With the church experiencing rapid growth, politicians then began approaching Roberts and Indiana Baptist looking for votes. Counter to the theology of his more conservative-minded colleagues, Roberts began to welcome politicians to the church. Eventually politicians became a fixture at the church not merely during election season but year-round.

“Our church always attempted to help people,” Roberts once explained. “My motto was ‘I don’t mind you (politicians) coming by, but if I help you, then I want you to help me, and I am looking for help with jobs and people who have trouble in the courts. If I support you, then treat us right.’ ”

Under Roberts’ leadership strategy, Indiana MBC reached its peak membership of 4,800 members in the late 1980s. Many congregants were middle-class and upper-middle-class blacks incorporated into mainstream public, private, and educational institutions. These members had quietly used networks established by Roberts to advance into those positions and to transcend complex social issues prevalent in the African-American community.

However, a singular event seemed to take Roberts leadership from merely a congregational function to a public role as he increasingly became the person the white power structure looked to communicate on behalf of the black community.

In 1988 a group of ministers seized the seats of council members during a meeting in City Hall to protest what they considered to be the unjust firing of Pete Culp, a black municipal employee. Although helping to orchestrate the protest, Roberts did not participate. He was criticized by a few black pastors and later explained that he had worked behind the scenes on behalf of the ministers and the fired employee.

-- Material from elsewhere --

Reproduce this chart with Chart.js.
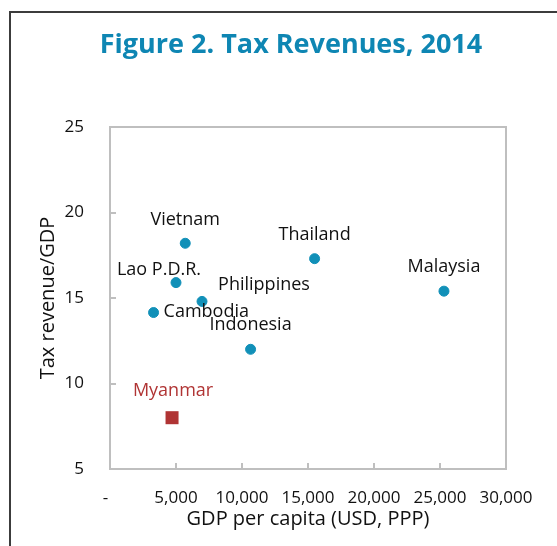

“I try to be the peacemaker rather than arguing or fussing,” Roberts explained to me in a 2011 interview. “Anyway, somebody’s got to stay out of jail so we could take care of the issue.”

Roberts insists that he did take care of the problem. “I was in the middle of it with the attorney and City Manager negotiating in the background. And that’s what pushed me into the limelight because the city leaders saw that I wasn’t a part of being arrested but available to negotiate,” he further elaborated.

Although Roberts’ moderate, non-confrontational approach to effecting change without “rocking the boat” has its critics, his rearing in racist rural pre-civil rights Mississippi provides the clue to the longevity of his effectiveness.

Born and raised in segregated Mississippi during the terror of Jim Crow, Roberts learned how to work with power from an economic and entrepreneurial “transactional” perspective when organized black challenges or individual acts of defiance often ended with the brutal death of the protester.

In dealing with established power, he became an expert in expressing defiance in subtle ways. I have noticed that Roberts has a unique gift of humor and wit that obscures his principled tenacity. He has learned to strategically use comedy and satire in a way that allows others to be comfortable in dealing with him.

Equipped with the church’s moral authority and a scandal-free personal life, Dr. Roberts’ preference for negotiation over confrontation has enabled him to serve as a bridge of communication between the white power structure and the black community while attracting resources for congregants and constituents.

Contemporary leadership has two possible strategies to pursue a legacy of benefits, rights, advancement and resources to the black community. One method challenges the system (usually from without) for the resources, while the other approach attempts to cleverly find ways to work within the system.

Roberts found success chipping away at the system for 56 years from within rather than attacking the system from without. The change may have come incrementally and quietly, but it was no less significant.

After all, for some leaders, the task is to “be effective, remain alive and therefore to eschew martyrdom.”

For that reason, Dr. John E. Roberts deserves a “Well Done!” for effectively leading his congregation and community with finesse, dexterity, and cleverness.